* [DATASET EXTRACT]
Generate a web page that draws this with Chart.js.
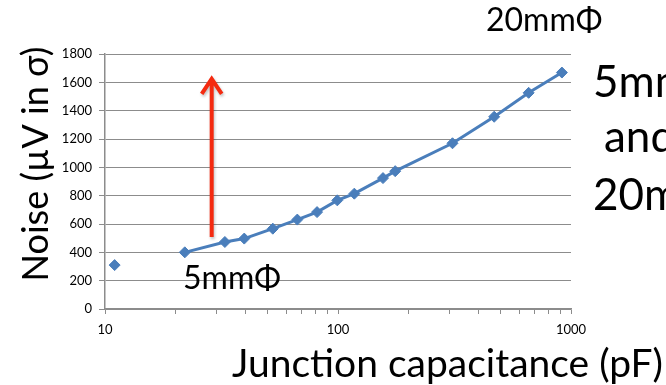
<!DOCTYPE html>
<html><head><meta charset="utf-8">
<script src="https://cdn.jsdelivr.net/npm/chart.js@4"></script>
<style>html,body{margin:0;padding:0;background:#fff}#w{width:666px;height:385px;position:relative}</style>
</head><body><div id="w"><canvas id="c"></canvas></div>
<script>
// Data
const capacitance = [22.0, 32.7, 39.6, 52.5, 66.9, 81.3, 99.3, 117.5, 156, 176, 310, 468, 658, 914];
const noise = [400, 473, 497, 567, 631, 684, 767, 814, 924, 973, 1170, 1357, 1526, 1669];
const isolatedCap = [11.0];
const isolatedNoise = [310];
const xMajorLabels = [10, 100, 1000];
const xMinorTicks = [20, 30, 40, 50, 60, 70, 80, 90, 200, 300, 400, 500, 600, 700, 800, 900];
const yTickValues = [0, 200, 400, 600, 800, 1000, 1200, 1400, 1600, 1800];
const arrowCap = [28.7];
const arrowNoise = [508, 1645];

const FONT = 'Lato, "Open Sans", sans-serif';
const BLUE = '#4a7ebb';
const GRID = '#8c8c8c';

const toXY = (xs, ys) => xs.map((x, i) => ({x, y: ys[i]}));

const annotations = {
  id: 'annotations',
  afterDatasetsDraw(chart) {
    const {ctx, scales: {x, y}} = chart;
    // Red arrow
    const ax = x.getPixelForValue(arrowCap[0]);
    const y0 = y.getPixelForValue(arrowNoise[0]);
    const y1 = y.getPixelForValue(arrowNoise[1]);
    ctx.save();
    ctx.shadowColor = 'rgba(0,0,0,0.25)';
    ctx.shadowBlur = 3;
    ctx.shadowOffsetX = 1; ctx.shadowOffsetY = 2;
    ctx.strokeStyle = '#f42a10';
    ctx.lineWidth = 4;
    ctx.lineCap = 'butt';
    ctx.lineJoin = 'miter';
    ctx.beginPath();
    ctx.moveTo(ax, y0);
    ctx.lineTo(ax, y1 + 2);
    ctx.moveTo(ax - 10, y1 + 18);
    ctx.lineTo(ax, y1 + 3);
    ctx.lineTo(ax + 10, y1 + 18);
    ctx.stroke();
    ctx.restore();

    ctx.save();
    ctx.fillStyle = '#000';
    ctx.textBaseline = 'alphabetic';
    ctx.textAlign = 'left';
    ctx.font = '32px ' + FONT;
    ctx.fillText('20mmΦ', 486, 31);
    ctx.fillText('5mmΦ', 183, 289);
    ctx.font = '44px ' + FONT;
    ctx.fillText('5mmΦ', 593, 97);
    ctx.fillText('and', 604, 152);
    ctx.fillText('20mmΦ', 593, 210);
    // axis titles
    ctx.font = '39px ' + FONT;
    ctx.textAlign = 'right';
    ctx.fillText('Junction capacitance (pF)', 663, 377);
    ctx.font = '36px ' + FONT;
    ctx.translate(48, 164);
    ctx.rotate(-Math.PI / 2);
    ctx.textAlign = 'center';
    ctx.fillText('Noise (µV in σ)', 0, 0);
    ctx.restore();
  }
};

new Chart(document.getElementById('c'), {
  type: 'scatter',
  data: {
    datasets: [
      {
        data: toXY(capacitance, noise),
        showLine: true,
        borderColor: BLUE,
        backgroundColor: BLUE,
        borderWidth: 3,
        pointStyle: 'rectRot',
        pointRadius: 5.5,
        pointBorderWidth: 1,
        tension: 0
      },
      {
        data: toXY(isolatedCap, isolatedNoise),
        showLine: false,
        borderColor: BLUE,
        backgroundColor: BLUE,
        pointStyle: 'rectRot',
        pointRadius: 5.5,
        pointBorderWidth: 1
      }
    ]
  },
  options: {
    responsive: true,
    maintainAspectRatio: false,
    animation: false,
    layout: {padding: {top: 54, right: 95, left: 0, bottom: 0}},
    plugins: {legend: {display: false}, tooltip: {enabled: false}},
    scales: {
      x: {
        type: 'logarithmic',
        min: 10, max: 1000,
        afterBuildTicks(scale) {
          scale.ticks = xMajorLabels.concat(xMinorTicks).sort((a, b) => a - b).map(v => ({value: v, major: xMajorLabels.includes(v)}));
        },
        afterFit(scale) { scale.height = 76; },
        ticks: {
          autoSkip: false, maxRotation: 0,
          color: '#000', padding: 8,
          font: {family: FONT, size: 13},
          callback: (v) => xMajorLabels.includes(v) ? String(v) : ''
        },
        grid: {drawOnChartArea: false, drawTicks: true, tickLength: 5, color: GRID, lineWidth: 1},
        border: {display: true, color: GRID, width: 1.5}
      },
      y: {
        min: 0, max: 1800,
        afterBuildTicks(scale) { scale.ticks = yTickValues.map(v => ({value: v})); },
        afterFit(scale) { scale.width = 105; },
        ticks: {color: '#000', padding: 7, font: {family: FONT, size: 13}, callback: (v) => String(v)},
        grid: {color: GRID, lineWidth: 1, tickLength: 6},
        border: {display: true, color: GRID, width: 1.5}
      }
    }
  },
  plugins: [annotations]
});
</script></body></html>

* [REQUEST] Repeat the listing above from its first line through the line that contains "const toXY = (xs, ys)", both included, and nothing more. Drop the pictures.

* [THE ANSWER]
Generate a web page that draws this with Chart.js.
<!DOCTYPE html>
<html><head><meta charset="utf-8">
<script src="https://cdn.jsdelivr.net/npm/chart.js@4"></script>
<style>html,body{margin:0;padding:0;background:#fff}#w{width:666px;height:385px;position:relative}</style>
</head><body><div id="w"><canvas id="c"></canvas></div>
<script>
// Data
const capacitance = [22.0, 32.7, 39.6, 52.5, 66.9, 81.3, 99.3, 117.5, 156, 176, 310, 468, 658, 914];
const noise = [400, 473, 497, 567, 631, 684, 767, 814, 924, 973, 1170, 1357, 1526, 1669];
const isolatedCap = [11.0];
const isolatedNoise = [310];
const xMajorLabels = [10, 100, 1000];
const xMinorTicks = [20, 30, 40, 50, 60, 70, 80, 90, 200, 300, 400, 500, 600, 700, 800, 900];
const yTickValues = [0, 200, 400, 600, 800, 1000, 1200, 1400, 1600, 1800];
const arrowCap = [28.7];
const arrowNoise = [508, 1645];

const FONT = 'Lato, "Open Sans", sans-serif';
const BLUE = '#4a7ebb';
const GRID = '#8c8c8c';

const toXY = (xs, ys) => xs.map((x, i) => ({x, y: ys[i]}));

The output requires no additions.